Dataset section
>>

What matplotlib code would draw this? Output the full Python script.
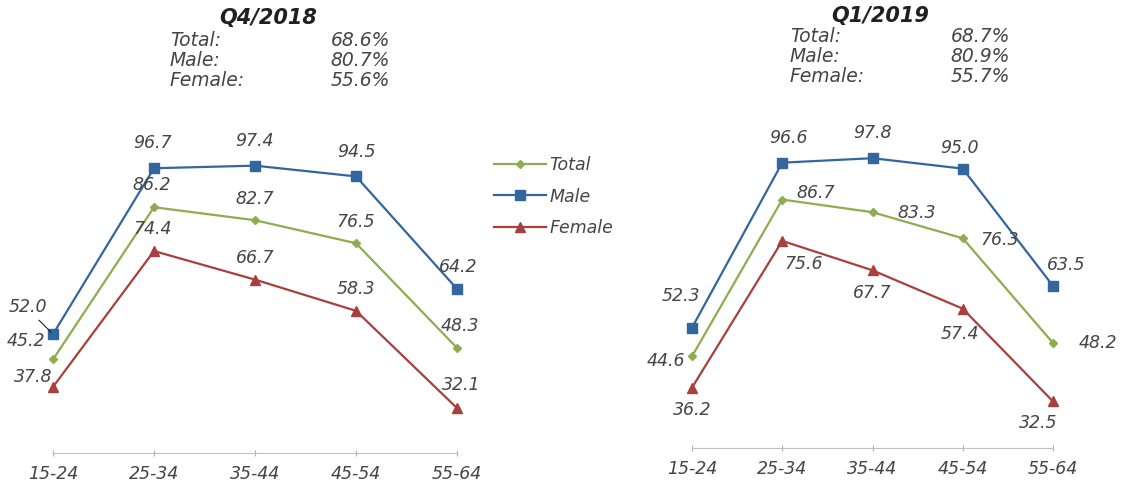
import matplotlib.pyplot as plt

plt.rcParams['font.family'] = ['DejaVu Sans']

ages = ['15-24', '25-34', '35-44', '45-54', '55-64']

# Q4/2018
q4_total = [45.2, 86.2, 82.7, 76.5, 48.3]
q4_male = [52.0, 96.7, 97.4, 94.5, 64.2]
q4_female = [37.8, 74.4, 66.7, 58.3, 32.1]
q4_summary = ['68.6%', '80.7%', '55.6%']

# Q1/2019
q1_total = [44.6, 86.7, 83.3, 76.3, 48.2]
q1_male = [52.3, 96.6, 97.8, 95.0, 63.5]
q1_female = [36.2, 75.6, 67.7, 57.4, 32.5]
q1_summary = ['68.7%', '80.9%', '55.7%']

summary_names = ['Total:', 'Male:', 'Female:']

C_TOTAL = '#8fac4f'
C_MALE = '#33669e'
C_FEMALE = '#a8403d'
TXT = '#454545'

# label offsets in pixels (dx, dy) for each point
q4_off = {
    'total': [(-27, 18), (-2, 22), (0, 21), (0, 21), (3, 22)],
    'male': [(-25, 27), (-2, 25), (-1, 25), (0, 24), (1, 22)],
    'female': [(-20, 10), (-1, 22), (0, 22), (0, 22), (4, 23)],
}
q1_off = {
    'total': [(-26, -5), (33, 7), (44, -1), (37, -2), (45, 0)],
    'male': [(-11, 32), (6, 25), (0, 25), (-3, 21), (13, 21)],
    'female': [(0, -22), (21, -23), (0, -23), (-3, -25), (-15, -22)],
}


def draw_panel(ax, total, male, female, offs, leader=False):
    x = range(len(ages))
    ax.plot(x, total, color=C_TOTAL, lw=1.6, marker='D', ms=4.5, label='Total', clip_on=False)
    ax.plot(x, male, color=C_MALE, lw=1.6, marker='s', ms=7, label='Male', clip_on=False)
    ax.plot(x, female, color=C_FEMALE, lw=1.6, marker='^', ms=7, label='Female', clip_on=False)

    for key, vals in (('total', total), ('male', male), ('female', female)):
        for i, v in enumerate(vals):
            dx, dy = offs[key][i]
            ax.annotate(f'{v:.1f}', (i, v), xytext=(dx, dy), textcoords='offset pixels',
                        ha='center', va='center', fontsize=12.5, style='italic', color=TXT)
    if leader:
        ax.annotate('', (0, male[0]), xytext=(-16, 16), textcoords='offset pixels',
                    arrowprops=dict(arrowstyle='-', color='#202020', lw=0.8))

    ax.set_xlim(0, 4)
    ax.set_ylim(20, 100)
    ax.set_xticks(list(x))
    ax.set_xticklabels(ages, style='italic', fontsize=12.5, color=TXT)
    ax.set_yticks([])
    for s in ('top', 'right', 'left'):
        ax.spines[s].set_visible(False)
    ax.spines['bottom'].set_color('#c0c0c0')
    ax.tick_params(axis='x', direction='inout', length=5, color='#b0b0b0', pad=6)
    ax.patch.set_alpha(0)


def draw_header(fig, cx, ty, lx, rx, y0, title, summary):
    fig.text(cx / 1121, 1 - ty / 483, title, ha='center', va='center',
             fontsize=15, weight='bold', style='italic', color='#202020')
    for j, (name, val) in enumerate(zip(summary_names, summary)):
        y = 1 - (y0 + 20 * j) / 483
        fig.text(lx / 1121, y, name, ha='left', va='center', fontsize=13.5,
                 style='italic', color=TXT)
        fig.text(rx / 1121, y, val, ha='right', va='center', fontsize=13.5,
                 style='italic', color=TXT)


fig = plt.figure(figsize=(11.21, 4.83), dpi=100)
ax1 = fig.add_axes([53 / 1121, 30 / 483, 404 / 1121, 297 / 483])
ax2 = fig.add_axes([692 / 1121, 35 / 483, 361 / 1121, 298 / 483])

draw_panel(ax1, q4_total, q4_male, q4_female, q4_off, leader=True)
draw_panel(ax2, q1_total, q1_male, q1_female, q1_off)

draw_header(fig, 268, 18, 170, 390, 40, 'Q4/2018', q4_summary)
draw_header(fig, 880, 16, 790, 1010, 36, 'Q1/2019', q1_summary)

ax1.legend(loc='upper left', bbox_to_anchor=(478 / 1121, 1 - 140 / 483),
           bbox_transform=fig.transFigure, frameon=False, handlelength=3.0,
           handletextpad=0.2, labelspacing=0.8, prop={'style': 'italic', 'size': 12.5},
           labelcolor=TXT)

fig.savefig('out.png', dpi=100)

<<

Given request
Please reproduce the listing exactly from its opening line through the line that contains "TXT = '#454545'", both included, with all pictures omitted.

Answer to the task
What matplotlib code would draw this? Output the full Python script.
import matplotlib.pyplot as plt

plt.rcParams['font.family'] = ['DejaVu Sans']

ages = ['15-24', '25-34', '35-44', '45-54', '55-64']

# Q4/2018
q4_total = [45.2, 86.2, 82.7, 76.5, 48.3]
q4_male = [52.0, 96.7, 97.4, 94.5, 64.2]
q4_female = [37.8, 74.4, 66.7, 58.3, 32.1]
q4_summary = ['68.6%', '80.7%', '55.6%']

# Q1/2019
q1_total = [44.6, 86.7, 83.3, 76.3, 48.2]
q1_male = [52.3, 96.6, 97.8, 95.0, 63.5]
q1_female = [36.2, 75.6, 67.7, 57.4, 32.5]
q1_summary = ['68.7%', '80.9%', '55.7%']

summary_names = ['Total:', 'Male:', 'Female:']

C_TOTAL = '#8fac4f'
C_MALE = '#33669e'
C_FEMALE = '#a8403d'
TXT = '#454545'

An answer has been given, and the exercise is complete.